Türkiye semalarında akbabalar daire çiziyor

Şimdi, yurtdışındaki sosyalistlere ve muhaliflere bir demokrasi bloğu çağrısı yapılıyor. Bu blokta kimlerle birlikte yer almamız isteniyor? Ahmet Davutoğlu ve Ali Babacan. Peki, cumhurbaşkanlığı seçiminde kime oy vermemiz isteniyor? Abdullah Gül. Sadece Türkiye’de değil, tüm dünyada erdemleriyle çürümeden ayakta kalan tek bir çevre var; o da sosyalistler ve devrimciler. Toplum, kendi içinde fedakârca örgütlenen bu çevrenin erdemlerine tanıklık ediyor. Bu güçlü tanıklık, düzen siyasetini ‘sosyalistlere’ çağrı yapmak zorunda bırakıyor. Türkiye’nin semalarında akbabalar daire çizerken, bu çağrıya ‘yetmez ama evetçiler’, ‘fettullahçılar’ ve ‘sol görünümlü ve sözde sosyalist Kürt hareketi içerisinde etkisini sürdüren liberaller’ çoktan yanıt vermiş gibi görünüyor. Toplumun erdemli sesinin bu akbabaların çağrısına verdiği yanıt ise çok net. Suruç’ta ve Ankara’da bu ülkenin gençlerine karşı yapılan barbarca saldırıların birinci dereceden faillerinden biri olan Ahmet Davutoğlu ile sokakta yürürken dahi yan yana gelmemeye özen gösteririz. Sadece Türkiye’de değil Suriye’de Frankenstein’ların yaratılmasına destek verenlerin ve halklara karşı korkunç cinayetler işleyenlerin yeri ittifak masası değil, yargı kürsüsüdür. Kimin hangi çağrıyı yaptığının yurtdışındaki devrimciler içinde bir kıymeti yoktur. Boşuna çağrılar yapıp, kirli nefeslerinizi yormayın.

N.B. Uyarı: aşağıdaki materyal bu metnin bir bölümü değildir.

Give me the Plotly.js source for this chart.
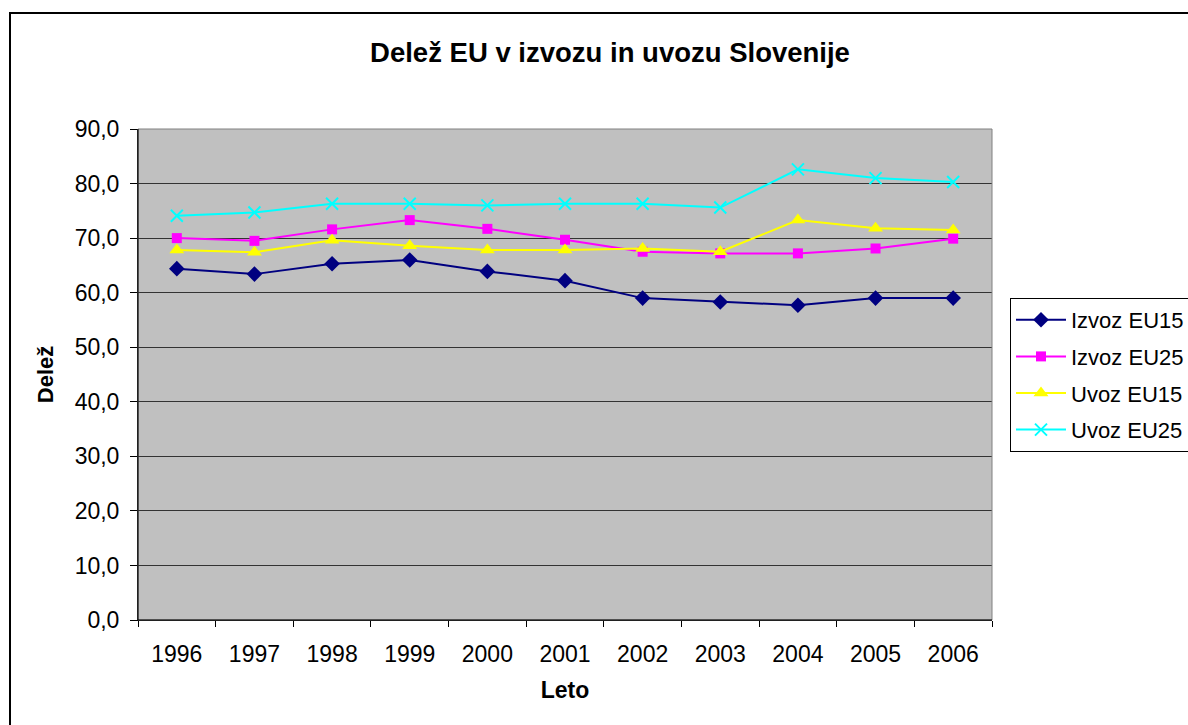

Türkiye’de şifre skandalı olduğunda ve milyonlarca gencin geleceği çalındığında eylem için sokaklara çıkan gençleri fotoğraflayan ve onları yuhalayan vali yardımcısı Metin Borazan gibilerin taktıkları masum muhalefet maskesini yüzlerinden çekip almaya ve sonuna dek işçi sınıfının erdemleriyle yaşamaya devam edeceğiz. İçerisinde olacağımız tek ittifak yoksulların ve üretenlerin ittifakıdır. Dünyayı sürüklendiği karanlıktan kurtaracak olan bu ittifaktır.